Last week, Augur unveiled the specifics behind their upcoming v2 protocol upgrade. There are a ton of great improvements, but the ones that stand out include the ability to denominate markets in DAI, protocol inflation to create a decentralized oracle, and immediate dispute rounds. You can find the full spec from Augur here, and an in-depth twitter thread going into the upgrade details here.
Growth Post Launch
It’s been a huge week for us at Dharma! On monday, we officially opened our product to the public and saw a large influx of demand for both DAI and ETH. On the borrow side, we broke $1,000,000 USD in cumulative borrow across both ETH and DAI. DAI borrowing constituted over 90% of total demand as the recent market movements look like the crypto markets could be making a comeback.
Our lend side saw even more growth, with over $1,400,000 USD in cumulative lend volume. Similar to the borrow side, most of our lend volume was concentrated in DAI, which represented over 70% of all lent capital. Given the stability fee was just raised to 11.5%, our assumption is that DAI holders are looking to lock in some savings rate and wait for the stability fee to fall back down.
Dai spent the majority of last week trading between $0.94 — $0.99 as selling pressure continues to come from investors using Dai as a way to get leverage on their ETH. To combat the increased use of leverage, MKR holders just voted to raise the stability fee to 11.5% in the hopes that CDP owners would buy Dai on the open market to pay back their debt. So far, it seems like the market isn’t phased by a 11.5% interest rate. We wrote about this in our last Dharma Markets Report and we feel strongly that Dai must develop use cases outside of speculation if it wants to maintain its peg.
ETH Locked in DeFi
The total value of ETH locked in DeFi just crossed $400,000,000 USD, further proving there is demand for a new class of globally available financial services. Lending makes up for most of that demand as Ethereum, in its current shape, is perfect for in-frequent, high value transactions. In the traditional system, taking out a line of credit can take days, if not weeks, and borrowers interested in buying more cryptocurrencies would have to pay additional fees to move their principal onto exchanges.
Last monday, we opened our doors to the public, allowing anyone to earn interest or take out a line of credit against crypto, from anywhere in the world. We saw a surge in interest on both sides of the market. The most volume came from DAI borrowers as the market is starting to feel better about future growth. You can sign up for the platform here, and you can follow along with all our stats here.

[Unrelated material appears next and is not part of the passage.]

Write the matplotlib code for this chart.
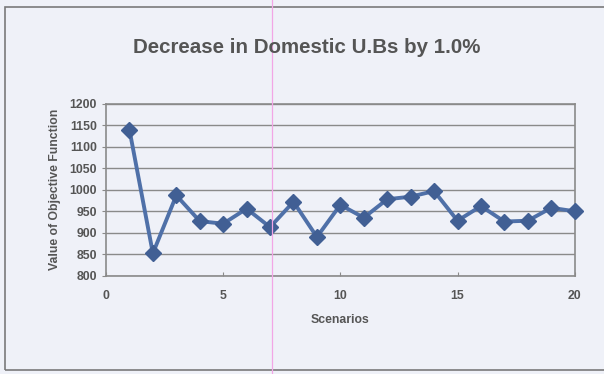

An interesting article out of Galois Capital last week discussed what effect, if any, a eurozone debt crisis would have on the crypto markets. The piece briefly goes over what happened to the prices of the Euro and of Gold, and then extrapolates what could happen if the same amount of capital flees into Bitcoin. Something to keep an eye on cryptocurrencies continue to enter the mainstream.
Binance research put out a great report on how to evaluate crypto market cycles. Spoiler alert: seems like consensus is that we’ve transitioned from a freezing winter, into a slowly thawing spring. The report goes over asset correlations, how investors have behaved throughout previous cycles, and how global regulation is affecting institutional participation.
Early Sunday, MKR holders voted to officially increase the stability fee to 11.5% APR, marking another quick rate hike aimed at getting Dai back to $1.00 USD. As we covered above, Dai is seeing increased use from margin traders, which is adding sell pressure to the asset. It will be interesting to see how the price of Dai reacts to the increased fee.